I am like an unmade bed. I am rumpled and messed, lumpy and lopsided. My whole life is like this. When I get up in the morning my bed looks like three people sleep in it. Covers are on the floor, books and/or magazines are everywhere, sometimes there are cookie crumbs. Usually three of the six pillows are on the floor too, sometimes landing on my old dog who lies next to my bed. If not in his crate, my little dog is next to me somewhere, sometimes under whatever cover is still on the bed, sometimes on a pillow like the king. Middle dog got tired of pillows and books landing on him and legs kicking him long ago. He sleeps somewhere safe.

I get up and feed animals, grab my coffee and stagger back to my messy room. Sometimes I try to straighten the bed. Sometime I wait for my coffee to kick in. My clothes are scattered about. I do hang them up… but they always come back to the bench, the dresser, the floor. I don’t know how that happens.

I shower, brush teeth, apply makeup and fix my hair. I never look in the mirror again. My hair is long and thick, really, thick, still-I never run another brush through my hair all day. Sometimes at work, I tie it in a knot and hold it up with a pencil. When I remove the pencil it just falls where it will. When my son is around, he will remind me. Mom- Hair. Mom- lipstick. I just forget. It’s not that I’m not vain- I surely am. I just forget. Sometimes on weekends, I forget to brush my hair until bedtime.

My kitchen counters are cluttered. Coffee pot, toaster, mixer, Buddha, bills, coupons, Lysol, doggie meds, syringes, soaps, cleaning supplies, cleaning supplies, cleaning supplies. In spite of my clutters, I have a phobia about germs.

My office is the worst. It’s the toss it in there room. I recently straightened it out. I hauled two large garbage bags of papers out. Copies of stories, printed and reprinted while I comb for errors that I will inevitably miss anyway. Another dead tree with my name on it.

My brain is scattered. Throughout the day I will have conversations in my head. Or, I should say my characters will have conversations in my head. I use their voices. I say things just like they would. Male, female, animal… it matters not. In North Carolina I used to walk in the woods and have out loud conversations. The woods aren’t as convenient here.

Sometimes when people are talking to me, I’m not really listening. I am hearing my characters instead. It’s messy. I always have to say- I’m sorry, what was that you said? Sometimes my sister Angie catches me. Are you there? She asks.
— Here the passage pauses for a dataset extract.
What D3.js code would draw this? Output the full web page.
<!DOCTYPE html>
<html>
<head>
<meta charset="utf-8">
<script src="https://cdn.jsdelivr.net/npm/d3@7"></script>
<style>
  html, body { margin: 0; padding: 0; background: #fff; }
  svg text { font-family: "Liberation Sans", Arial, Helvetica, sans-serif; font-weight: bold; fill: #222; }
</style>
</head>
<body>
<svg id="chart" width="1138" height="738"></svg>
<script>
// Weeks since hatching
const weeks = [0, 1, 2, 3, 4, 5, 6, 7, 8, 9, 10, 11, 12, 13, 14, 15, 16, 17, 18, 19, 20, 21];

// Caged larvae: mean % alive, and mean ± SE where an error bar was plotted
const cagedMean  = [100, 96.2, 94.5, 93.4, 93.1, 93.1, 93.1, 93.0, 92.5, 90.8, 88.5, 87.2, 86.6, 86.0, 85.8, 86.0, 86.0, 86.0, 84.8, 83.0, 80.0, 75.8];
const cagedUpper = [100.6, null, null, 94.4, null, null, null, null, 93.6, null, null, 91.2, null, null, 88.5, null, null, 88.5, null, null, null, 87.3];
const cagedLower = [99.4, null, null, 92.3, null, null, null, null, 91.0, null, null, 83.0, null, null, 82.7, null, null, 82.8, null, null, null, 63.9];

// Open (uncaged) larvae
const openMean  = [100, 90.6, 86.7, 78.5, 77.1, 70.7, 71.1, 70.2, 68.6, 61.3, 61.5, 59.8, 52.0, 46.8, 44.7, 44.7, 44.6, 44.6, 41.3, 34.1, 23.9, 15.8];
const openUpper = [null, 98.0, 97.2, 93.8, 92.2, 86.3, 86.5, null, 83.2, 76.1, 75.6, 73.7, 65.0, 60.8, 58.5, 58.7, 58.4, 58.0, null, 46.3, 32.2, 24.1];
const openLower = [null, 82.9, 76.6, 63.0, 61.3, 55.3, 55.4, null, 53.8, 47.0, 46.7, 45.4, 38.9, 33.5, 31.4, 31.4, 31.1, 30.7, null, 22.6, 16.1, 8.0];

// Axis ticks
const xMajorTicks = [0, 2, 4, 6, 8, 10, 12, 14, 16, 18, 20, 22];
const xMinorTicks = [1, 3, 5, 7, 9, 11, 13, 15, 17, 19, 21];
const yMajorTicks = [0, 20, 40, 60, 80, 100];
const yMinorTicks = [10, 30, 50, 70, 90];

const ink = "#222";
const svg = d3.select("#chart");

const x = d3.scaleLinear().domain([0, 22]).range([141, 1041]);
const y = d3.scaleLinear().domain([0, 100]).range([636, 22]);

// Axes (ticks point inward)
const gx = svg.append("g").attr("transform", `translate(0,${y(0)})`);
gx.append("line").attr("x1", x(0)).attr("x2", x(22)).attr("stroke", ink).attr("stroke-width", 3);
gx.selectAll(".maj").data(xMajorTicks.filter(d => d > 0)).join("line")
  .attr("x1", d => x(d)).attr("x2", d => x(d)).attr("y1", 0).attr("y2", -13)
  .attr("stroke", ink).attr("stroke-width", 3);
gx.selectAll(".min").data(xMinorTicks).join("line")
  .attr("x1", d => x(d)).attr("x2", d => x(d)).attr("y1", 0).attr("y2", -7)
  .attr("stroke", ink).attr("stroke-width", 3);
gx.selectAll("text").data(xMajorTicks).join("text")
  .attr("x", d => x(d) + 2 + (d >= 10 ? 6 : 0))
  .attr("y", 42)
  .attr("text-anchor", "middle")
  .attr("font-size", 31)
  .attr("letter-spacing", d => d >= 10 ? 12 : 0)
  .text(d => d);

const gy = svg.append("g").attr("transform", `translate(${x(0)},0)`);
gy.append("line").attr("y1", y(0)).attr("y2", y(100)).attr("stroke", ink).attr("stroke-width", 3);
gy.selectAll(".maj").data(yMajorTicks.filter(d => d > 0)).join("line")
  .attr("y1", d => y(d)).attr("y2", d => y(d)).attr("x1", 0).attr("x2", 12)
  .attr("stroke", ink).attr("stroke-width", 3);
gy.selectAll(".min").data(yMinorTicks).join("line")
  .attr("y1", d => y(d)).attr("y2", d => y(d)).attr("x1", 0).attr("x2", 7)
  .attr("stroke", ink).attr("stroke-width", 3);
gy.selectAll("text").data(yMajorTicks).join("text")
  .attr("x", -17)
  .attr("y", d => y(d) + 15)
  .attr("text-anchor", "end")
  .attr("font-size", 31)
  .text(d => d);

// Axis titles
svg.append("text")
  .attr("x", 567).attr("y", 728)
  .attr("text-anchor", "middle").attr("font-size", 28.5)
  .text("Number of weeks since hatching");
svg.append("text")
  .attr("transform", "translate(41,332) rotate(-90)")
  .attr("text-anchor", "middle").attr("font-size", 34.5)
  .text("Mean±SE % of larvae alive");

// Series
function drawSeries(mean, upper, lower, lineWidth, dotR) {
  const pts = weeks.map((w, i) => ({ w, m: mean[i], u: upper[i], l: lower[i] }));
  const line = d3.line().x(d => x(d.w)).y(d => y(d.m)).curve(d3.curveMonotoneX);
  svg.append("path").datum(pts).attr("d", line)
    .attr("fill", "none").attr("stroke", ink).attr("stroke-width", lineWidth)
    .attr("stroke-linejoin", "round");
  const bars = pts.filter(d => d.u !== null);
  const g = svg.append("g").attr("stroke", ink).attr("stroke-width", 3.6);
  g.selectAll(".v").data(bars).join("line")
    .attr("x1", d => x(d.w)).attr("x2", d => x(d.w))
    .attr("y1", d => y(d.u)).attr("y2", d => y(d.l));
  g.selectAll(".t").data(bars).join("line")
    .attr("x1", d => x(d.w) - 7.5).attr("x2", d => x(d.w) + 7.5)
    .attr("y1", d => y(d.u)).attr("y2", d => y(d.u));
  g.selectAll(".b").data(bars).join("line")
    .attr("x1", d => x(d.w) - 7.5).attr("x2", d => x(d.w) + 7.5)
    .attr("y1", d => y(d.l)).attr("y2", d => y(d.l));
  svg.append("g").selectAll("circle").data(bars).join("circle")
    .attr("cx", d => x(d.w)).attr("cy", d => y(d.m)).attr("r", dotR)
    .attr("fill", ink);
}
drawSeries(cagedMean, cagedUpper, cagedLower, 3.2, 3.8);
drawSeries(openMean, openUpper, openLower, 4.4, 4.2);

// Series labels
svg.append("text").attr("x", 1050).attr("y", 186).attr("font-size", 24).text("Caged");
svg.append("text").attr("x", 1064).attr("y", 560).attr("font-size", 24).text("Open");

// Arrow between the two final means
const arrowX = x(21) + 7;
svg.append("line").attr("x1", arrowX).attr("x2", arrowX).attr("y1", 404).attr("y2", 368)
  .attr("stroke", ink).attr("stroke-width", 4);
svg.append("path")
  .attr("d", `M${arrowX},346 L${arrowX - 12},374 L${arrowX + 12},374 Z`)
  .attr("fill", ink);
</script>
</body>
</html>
Once in a while I think: what if I get hit by a car and someone has to go through my stuff? Then I clean. I clean drawers and fold everything nice. I toss old scraps of crap I can’t remember why I saved in the first place. I would hate for my sisters to be going through my stuff and saying to each other- wow she was more disturbed then I thought. My son would understand. He is the same- without the germ phobia. But he would be days on end trying to make sense of my scribbles and scrawls, my meaningless doodles.
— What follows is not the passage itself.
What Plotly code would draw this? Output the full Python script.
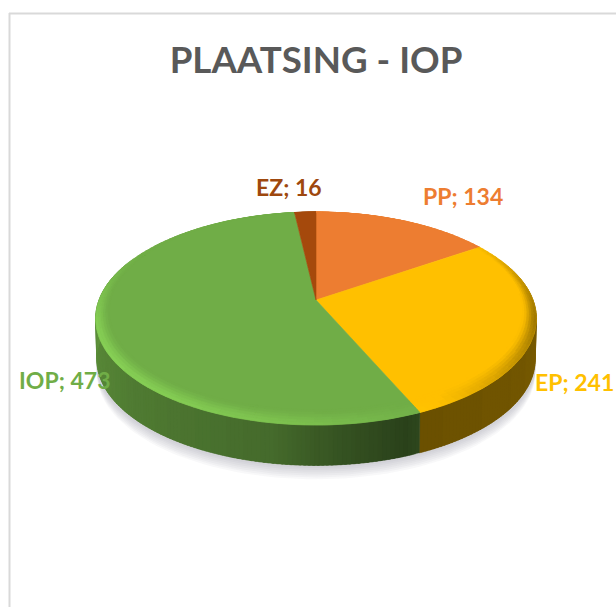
import numpy as np
import plotly.graph_objects as go

# --- data ---
title_text = "PLAATSING - IOP"
categories = ["PP", "EP", "IOP", "EZ"]
values = [134, 241, 473, 16]
colors = ["#ED7D31", "#FFC000", "#70AD47", "#A5490C"]
label_colors = ["#ED7D31", "#FFC000", "#70AD47", "#9E480E"]
label_pos = [(463, 196), (574, 382), (64, 380), (289, 187)]

# --- projection of the tilted pie on the page (pixels) ---
CX, CY, A, B, K = 316.0, 300.0, 217.0, 103.3, 0.1737
DEPTH = 41.0


def proj(r, th, dz=0.0, s=1.0):
    th = np.radians(th)
    u, v = r * np.sin(th), r * np.cos(th)
    d = 1 + K * v
    return CX + s * A * u / d, CY - s * B * v / d + dz


def rgb(c):
    return tuple(int(c[i:i + 2], 16) for i in (1, 3, 5))


def shaded(c, f):
    f = round(f * 100) / 100
    return "#%02X%02X%02X" % tuple(int(np.clip(x * f, 0, 255)) for x in rgb(c))


def side_shade(th):
    return float(np.interp(th, [60, 90, 120, 156, 160, 175, 190, 230, 270, 300],
                           [.52, .5, .45, .42, .38, .48, .62, .72, .85, .9]))


def bevel_width(th):
    return 0.055 - 0.05 * np.cos(np.radians(th))


def bevel_shade(th, g):
    c = np.cos(np.radians(th - 240))
    amp = 0.20 * c if c > 0 else 0.50 * c
    fade = np.clip((0.6 - np.cos(np.radians(th))) / 0.8, 0, 1)
    return 1 + amp * fade * np.sin(np.pi * min(g, 1) * 0.5) ** 2


fig = go.Figure()


def poly_trace(xs, ys, color, lw=0.6):
    fig.add_trace(go.Scatter(x=xs, y=ys, mode="lines", fill="toself", fillcolor=color,
                             line=dict(color=color, width=lw), hoverinfo="skip",
                             showlegend=False))


# soft shadow
for i in range(7):
    th = np.linspace(0, 360, 181)
    x, y = proj(1.0, th, DEPTH + 2 + i * 2.0, 1.0 - 0.001 * i)
    fig.add_trace(go.Scatter(x=x, y=y, mode="lines", fill="toself",
                             fillcolor="rgba(120,120,130,0.05)", line=dict(width=0),
                             hoverinfo="skip", showlegend=False))

cum = np.concatenate([[0], np.cumsum(values)]) / sum(values) * 360

# side wall
for j, c in enumerate(colors):
    t0, t1 = cum[j], cum[j + 1]
    n = max(2, int(t1 - t0))
    ts = np.linspace(t0, t1, n + 1)
    for a, b in zip(ts[:-1], ts[1:]):
        m = (a + b) / 2
        if np.cos(np.radians(m)) > 0.35:
            continue
        b2 = min(b + 1.5, t1)
        col = shaded(c, side_shade(m))
        xa, ya = proj(1, a)
        xb, yb = proj(1, b2)
        xc, yc = proj(1, b2, DEPTH, .995)
        xd, yd = proj(1, a, DEPTH, .995)
        poly_trace([xa, xb, xc, xd, xa], [ya, yb, yc, yd, ya], col, 0.3)

# top face
for j, c in enumerate(colors):
    ts = np.linspace(cum[j], cum[j + 1], max(3, int(cum[j + 1] - cum[j]) + 1))
    x, y = proj(1, ts)
    poly_trace(np.r_[CX, x, CX], np.r_[CY, y, CY], c)

# bevelled rim
NR = 6
groups = {}
for j, c in enumerate(colors):
    t0, t1 = cum[j], cum[j + 1]
    n = max(2, int((t1 - t0) / 2))
    ts = np.linspace(t0, t1, n + 1)
    for a, b in zip(ts[:-1], ts[1:]):
        m = (a + b) / 2
        for k in range(NR):
            g0, g1 = k / NR, (k + 1) / NR
            wa, wb = bevel_width(a), bevel_width(b)
            col = shaded(c, bevel_shade(m, (g0 + g1) / 2))
            xa, ya = proj(1 - wa * (1 - g0), a)
            xb, yb = proj(1 - wb * (1 - g0), b)
            xc, yc = proj(1 - wb * (1 - g1), b)
            xd, yd = proj(1 - wa * (1 - g1), a)
            gp = groups.setdefault(col, ([], []))
            gp[0].extend([xa, xb, xc, xd, xa, None])
            gp[1].extend([ya, yb, yc, yd, ya, None])
for col, (xs, ys) in groups.items():
    poly_trace(xs, ys, col)

annotations = [
    dict(x=p[0], y=p[1], xref="x", yref="y", text=f"<b>{n}; {v}</b>", showarrow=False,
         font=dict(family="Lato", size=23, color=lc), xanchor="center", yanchor="middle")
    for n, v, lc, p in zip(categories, values, label_colors, label_pos)
]

fig.update_layout(
    width=616, height=607, margin=dict(l=0, r=0, t=0, b=0),
    paper_bgcolor="white", plot_bgcolor="white", showlegend=False,
    title=dict(text=f"<b>{title_text}</b>", x=316 / 616, xanchor="center",
               y=1 - 60 / 607, yanchor="middle",
               font=dict(family="Lato", size=36.7, color="#595959")),
    xaxis=dict(range=[0, 616], visible=False, fixedrange=True),
    yaxis=dict(range=[607, 0], visible=False, fixedrange=True),
    annotations=annotations,
    shapes=[
        dict(type="line", x0=9.5, x1=9.5, y0=13, y1=607, xref="x", yref="y",
             line=dict(color="#D9D9D9", width=2), layer="below"),
        dict(type="line", x0=9, x1=616, y0=13.5, y1=13.5, xref="x", yref="y",
             line=dict(color="#D9D9D9", width=2), layer="below"),
    ],
)
fig.write_html("out.html", config=dict(displayModeBar=False),
               post_script="document.body.style.margin='0';")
I have friends who are neat and orderly. My friend Diane packs a suitcase that looks like she had an engineer draw up plans for. Honestly. I know her cabinets are organized. I’ve never seen them because she lives in Texas-I just know it. Her hair is always neat too. Her clothes are not wrinkled or inside out either. My sister Linda spends hours getting her hair perfect or cleaning and organizing. She even gets paid to organize people. My sister Angie has perfect closets. She straightens her shoes. I just toss mine in and close the door quick, well occasionally anyway, when I put them away at all. Most of my friends are normal to neat. Why they like messy me I couldn’t say.
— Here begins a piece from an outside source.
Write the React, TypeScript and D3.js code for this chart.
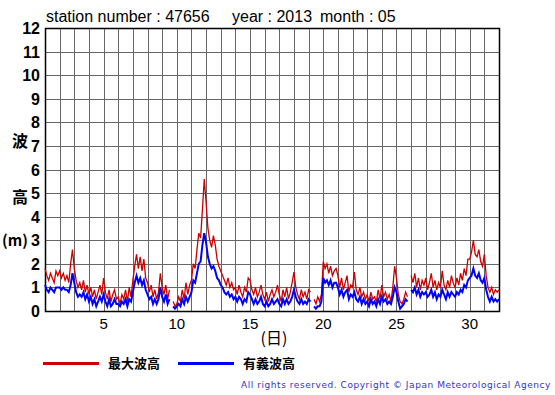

My mind goes from one subject to another without my permission. Research always takes me on a road trip with no map. I like it this way though. I like my brain hopping all over the place and looking for answers to questions I haven’t asked yet. It is messy, I know. But I think it has to be this way. I imagine some would say that sloppiness and creativity do not have to go hand in hand. And I agree. But...maybe for me - not being all about the material helps open up space for some creativity and crazy stuff that would not find it's way to me if I were busy matching socks.

I am like an unmade bed. But I am comfortable.